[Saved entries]
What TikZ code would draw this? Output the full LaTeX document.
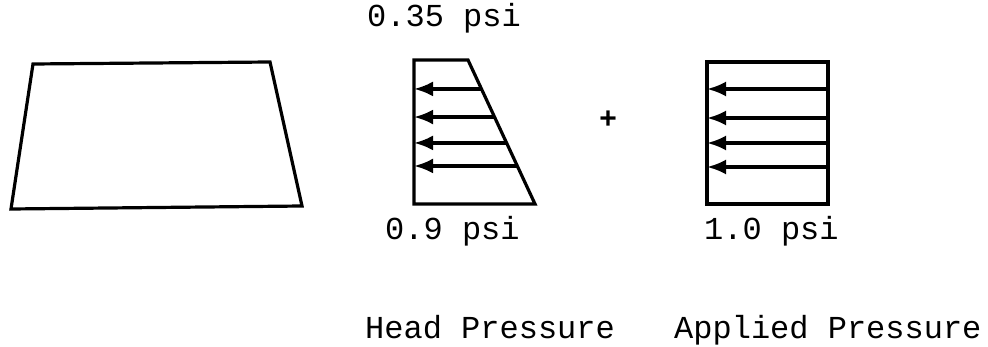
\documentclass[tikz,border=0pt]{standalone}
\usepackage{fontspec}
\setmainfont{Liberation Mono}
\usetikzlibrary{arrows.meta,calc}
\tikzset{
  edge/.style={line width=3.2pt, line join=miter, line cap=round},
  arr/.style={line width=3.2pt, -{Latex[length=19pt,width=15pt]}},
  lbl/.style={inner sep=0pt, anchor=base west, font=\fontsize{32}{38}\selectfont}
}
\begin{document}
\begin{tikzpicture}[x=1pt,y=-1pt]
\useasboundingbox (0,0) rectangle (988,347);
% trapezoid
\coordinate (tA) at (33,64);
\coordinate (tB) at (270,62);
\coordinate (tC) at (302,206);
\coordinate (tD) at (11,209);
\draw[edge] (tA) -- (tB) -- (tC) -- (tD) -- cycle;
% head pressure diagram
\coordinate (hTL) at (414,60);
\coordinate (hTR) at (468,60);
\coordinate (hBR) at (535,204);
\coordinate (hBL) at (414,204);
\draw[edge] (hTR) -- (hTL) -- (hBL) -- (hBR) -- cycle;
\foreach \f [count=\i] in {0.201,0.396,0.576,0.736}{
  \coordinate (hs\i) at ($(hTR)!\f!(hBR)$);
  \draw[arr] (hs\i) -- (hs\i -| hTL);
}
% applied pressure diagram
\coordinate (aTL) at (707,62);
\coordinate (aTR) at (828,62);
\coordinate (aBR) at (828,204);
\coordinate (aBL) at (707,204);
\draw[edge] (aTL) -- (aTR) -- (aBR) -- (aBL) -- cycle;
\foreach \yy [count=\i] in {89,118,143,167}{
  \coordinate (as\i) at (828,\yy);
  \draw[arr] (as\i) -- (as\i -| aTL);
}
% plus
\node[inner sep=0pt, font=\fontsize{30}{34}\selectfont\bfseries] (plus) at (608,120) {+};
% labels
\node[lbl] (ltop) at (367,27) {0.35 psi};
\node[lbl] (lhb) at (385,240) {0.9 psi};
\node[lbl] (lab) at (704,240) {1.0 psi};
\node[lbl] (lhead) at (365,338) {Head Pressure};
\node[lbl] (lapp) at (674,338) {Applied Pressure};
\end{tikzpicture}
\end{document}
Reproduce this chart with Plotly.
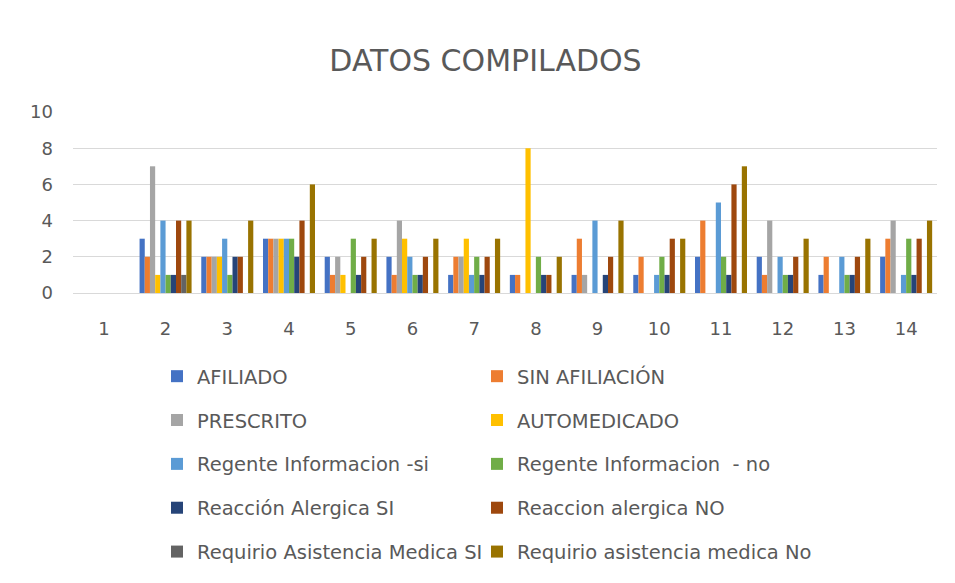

[Problem to work on] Go through the listing above and write it all out exactly, leaving out any picture.

[Task answer]
What TikZ code would draw this? Output the full LaTeX document.
\documentclass[tikz,border=0pt]{standalone}
\usepackage{fontspec}
\setmainfont{Liberation Mono}
\usetikzlibrary{arrows.meta,calc}
\tikzset{
  edge/.style={line width=3.2pt, line join=miter, line cap=round},
  arr/.style={line width=3.2pt, -{Latex[length=19pt,width=15pt]}},
  lbl/.style={inner sep=0pt, anchor=base west, font=\fontsize{32}{38}\selectfont}
}
\begin{document}
\begin{tikzpicture}[x=1pt,y=-1pt]
\useasboundingbox (0,0) rectangle (988,347);
% trapezoid
\coordinate (tA) at (33,64);
\coordinate (tB) at (270,62);
\coordinate (tC) at (302,206);
\coordinate (tD) at (11,209);
\draw[edge] (tA) -- (tB) -- (tC) -- (tD) -- cycle;
% head pressure diagram
\coordinate (hTL) at (414,60);
\coordinate (hTR) at (468,60);
\coordinate (hBR) at (535,204);
\coordinate (hBL) at (414,204);
\draw[edge] (hTR) -- (hTL) -- (hBL) -- (hBR) -- cycle;
\foreach \f [count=\i] in {0.201,0.396,0.576,0.736}{
  \coordinate (hs\i) at ($(hTR)!\f!(hBR)$);
  \draw[arr] (hs\i) -- (hs\i -| hTL);
}
% applied pressure diagram
\coordinate (aTL) at (707,62);
\coordinate (aTR) at (828,62);
\coordinate (aBR) at (828,204);
\coordinate (aBL) at (707,204);
\draw[edge] (aTL) -- (aTR) -- (aBR) -- (aBL) -- cycle;
\foreach \yy [count=\i] in {89,118,143,167}{
  \coordinate (as\i) at (828,\yy);
  \draw[arr] (as\i) -- (as\i -| aTL);
}
% plus
\node[inner sep=0pt, font=\fontsize{30}{34}\selectfont\bfseries] (plus) at (608,120) {+};
% labels
\node[lbl] (ltop) at (367,27) {0.35 psi};
\node[lbl] (lhb) at (385,240) {0.9 psi};
\node[lbl] (lab) at (704,240) {1.0 psi};
\node[lbl] (lhead) at (365,338) {Head Pressure};
\node[lbl] (lapp) at (674,338) {Applied Pressure};
\end{tikzpicture}
\end{document}
Reproduce this chart with Plotly.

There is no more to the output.